# Goal
Repeat all the material exactly; pictures stay out of your copy.

# Data excerpt
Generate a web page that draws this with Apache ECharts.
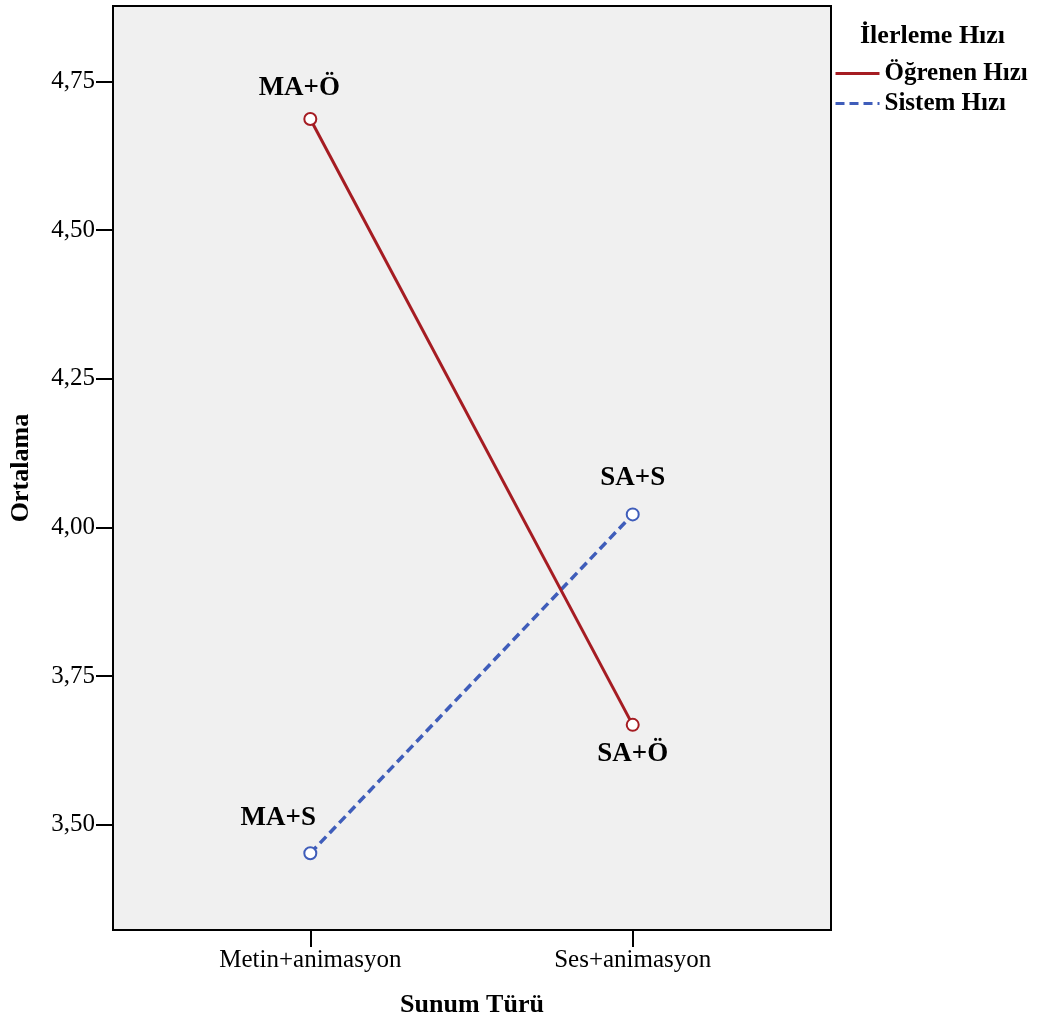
<!DOCTYPE html>
<html>
<head>
<meta charset="utf-8">
<script src="https://cdn.jsdelivr.net/npm/echarts@6/dist/echarts.min.js"></script>
<style>
html,body{margin:0;padding:0;background:#fff;}
#c{width:1049px;height:1026px;}
</style>
</head>
<body>
<div id="c"></div>
<script>
const categories = ['Metin+animasyon', 'Ses+animasyon'];
const seriesNames = ['Öğrenen Hızı', 'Sistem Hızı'];
const ogrenen = [4.687, 3.668];
const sistem = [3.452, 4.022];
const ogrenenLabels = ['MA+Ö', 'SA+Ö'];
const sistemLabels = ['MA+S', 'SA+S'];
const yTicks = [3.5, 3.75, 4.0, 4.25, 4.5, 4.75];

const FONT = '"Liberation Serif", "Times New Roman", serif';
const RED = '#a51c22';
const BLUE = '#3f5dba';

// label offsets (layout only)
const ogrOffsets = [[-11, -31], [0, 29]];
const sisOffsets = [[-32, -35], [0, -36]];

function build(values, labels, offsets) {
  return values.map((v, i) => ({
    value: [i + 1, v],
    label: {
      show: true,
      position: 'inside',
      offset: offsets[i],
      formatter: labels[i],
      fontFamily: FONT,
      fontWeight: 'bold',
      fontSize: 27,
      color: '#000'
    }
  }));
}

const chart = echarts.init(document.getElementById('c'), null, {renderer: 'canvas'});
chart.setOption({
  animation: false,
  backgroundColor: '#fff',
  title: {
    text: 'İlerleme Hızı',
    left: 860,
    top: 23,
    padding: 0,
    textStyle: {fontFamily: FONT, fontWeight: 'bold', fontSize: 26, color: '#000'}
  },
  legend: {
    orient: 'vertical',
    left: 834,
    top: 61,
    padding: 0,
    itemWidth: 44,
    itemHeight: 14,
    itemGap: 5,
    itemStyle: {opacity: 0},
    lineStyle: {width: 3},
    textStyle: {fontFamily: FONT, fontWeight: 'bold', fontSize: 25, color: '#000'},
    data: seriesNames
  },
  grid: {
    left: 111, top: 6, right: 218, bottom: 96,
    show: true,
    backgroundColor: '#f0f0f0',
    borderColor: '#000',
    borderWidth: 2
  },
  xAxis: {
    type: 'value',
    min: 0.388,
    max: 2.615,
    name: 'Sunum Türü',
    nameLocation: 'middle',
    nameGap: 62,
    nameTextStyle: {fontFamily: FONT, fontWeight: 'bold', fontSize: 26, color: '#000'},
    axisLine: {show: false},
    splitLine: {show: false},
    axisTick: {show: true, length: 17, customValues: [1, 2], lineStyle: {color: '#000', width: 2}},
    axisLabel: {
      customValues: [1, 2],
      margin: 18,
      fontFamily: FONT, fontSize: 25, color: '#000',
      formatter: v => categories[Math.round(v) - 1] || ''
    }
  },
  yAxis: {
    type: 'value',
    min: 3.323,
    max: 4.877,
    name: 'Ortalama',
    nameLocation: 'middle',
    nameGap: 79,
    nameTextStyle: {fontFamily: FONT, fontWeight: 'bold', fontSize: 26, color: '#000'},
    axisLine: {show: false},
    splitLine: {show: false},
    axisTick: {show: true, length: 17, customValues: yTicks, lineStyle: {color: '#000', width: 2}},
    axisLabel: {
      customValues: yTicks,
      margin: 18,
      fontFamily: FONT, fontSize: 25, color: '#000',
      formatter: v => v.toFixed(2).replace('.', ',')
    }
  },
  series: [
    {
      name: seriesNames[0],
      type: 'line',
      data: build(ogrenen, ogrenenLabels, ogrOffsets),
      symbol: 'emptyCircle',
      symbolSize: 12,
      lineStyle: {color: RED, width: 3},
      itemStyle: {color: RED, borderColor: RED, borderWidth: 2},
      z: 3
    },
    {
      name: seriesNames[1],
      type: 'line',
      data: build(sistem, sistemLabels, sisOffsets),
      symbol: 'emptyCircle',
      symbolSize: 12,
      lineStyle: {color: BLUE, width: 3.5, type: [9, 5]},
      itemStyle: {color: BLUE, borderColor: BLUE, borderWidth: 2},
      z: 2
    }
  ]
});
</script>
</body>
</html>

# Response to this exercise
Generate a web page that draws this with Apache ECharts.
<!DOCTYPE html>
<html>
<head>
<meta charset="utf-8">
<script src="https://cdn.jsdelivr.net/npm/echarts@6/dist/echarts.min.js"></script>
<style>
html,body{margin:0;padding:0;background:#fff;}
#c{width:1049px;height:1026px;}
</style>
</head>
<body>
<div id="c"></div>
<script>
const categories = ['Metin+animasyon', 'Ses+animasyon'];
const seriesNames = ['Öğrenen Hızı', 'Sistem Hızı'];
const ogrenen = [4.687, 3.668];
const sistem = [3.452, 4.022];
const ogrenenLabels = ['MA+Ö', 'SA+Ö'];
const sistemLabels = ['MA+S', 'SA+S'];
const yTicks = [3.5, 3.75, 4.0, 4.25, 4.5, 4.75];

const FONT = '"Liberation Serif", "Times New Roman", serif';
const RED = '#a51c22';
const BLUE = '#3f5dba';

// label offsets (layout only)
const ogrOffsets = [[-11, -31], [0, 29]];
const sisOffsets = [[-32, -35], [0, -36]];

function build(values, labels, offsets) {
  return values.map((v, i) => ({
    value: [i + 1, v],
    label: {
      show: true,
      position: 'inside',
      offset: offsets[i],
      formatter: labels[i],
      fontFamily: FONT,
      fontWeight: 'bold',
      fontSize: 27,
      color: '#000'
    }
  }));
}

const chart = echarts.init(document.getElementById('c'), null, {renderer: 'canvas'});
chart.setOption({
  animation: false,
  backgroundColor: '#fff',
  title: {
    text: 'İlerleme Hızı',
    left: 860,
    top: 23,
    padding: 0,
    textStyle: {fontFamily: FONT, fontWeight: 'bold', fontSize: 26, color: '#000'}
  },
  legend: {
    orient: 'vertical',
    left: 834,
    top: 61,
    padding: 0,
    itemWidth: 44,
    itemHeight: 14,
    itemGap: 5,
    itemStyle: {opacity: 0},
    lineStyle: {width: 3},
    textStyle: {fontFamily: FONT, fontWeight: 'bold', fontSize: 25, color: '#000'},
    data: seriesNames
  },
  grid: {
    left: 111, top: 6, right: 218, bottom: 96,
    show: true,
    backgroundColor: '#f0f0f0',
    borderColor: '#000',
    borderWidth: 2
  },
  xAxis: {
    type: 'value',
    min: 0.388,
    max: 2.615,
    name: 'Sunum Türü',
    nameLocation: 'middle',
    nameGap: 62,
    nameTextStyle: {fontFamily: FONT, fontWeight: 'bold', fontSize: 26, color: '#000'},
    axisLine: {show: false},
    splitLine: {show: false},
    axisTick: {show: true, length: 17, customValues: [1, 2], lineStyle: {color: '#000', width: 2}},
    axisLabel: {
      customValues: [1, 2],
      margin: 18,
      fontFamily: FONT, fontSize: 25, color: '#000',
      formatter: v => categories[Math.round(v) - 1] || ''
    }
  },
  yAxis: {
    type: 'value',
    min: 3.323,
    max: 4.877,
    name: 'Ortalama',
    nameLocation: 'middle',
    nameGap: 79,
    nameTextStyle: {fontFamily: FONT, fontWeight: 'bold', fontSize: 26, color: '#000'},
    axisLine: {show: false},
    splitLine: {show: false},
    axisTick: {show: true, length: 17, customValues: yTicks, lineStyle: {color: '#000', width: 2}},
    axisLabel: {
      customValues: yTicks,
      margin: 18,
      fontFamily: FONT, fontSize: 25, color: '#000',
      formatter: v => v.toFixed(2).replace('.', ',')
    }
  },
  series: [
    {
      name: seriesNames[0],
      type: 'line',
      data: build(ogrenen, ogrenenLabels, ogrOffsets),
      symbol: 'emptyCircle',
      symbolSize: 12,
      lineStyle: {color: RED, width: 3},
      itemStyle: {color: RED, borderColor: RED, borderWidth: 2},
      z: 3
    },
    {
      name: seriesNames[1],
      type: 'line',
      data: build(sistem, sistemLabels, sisOffsets),
      symbol: 'emptyCircle',
      symbolSize: 12,
      lineStyle: {color: BLUE, width: 3.5, type: [9, 5]},
      itemStyle: {color: BLUE, borderColor: BLUE, borderWidth: 2},
      z: 2
    }
  ]
});
</script>
</body>
</html>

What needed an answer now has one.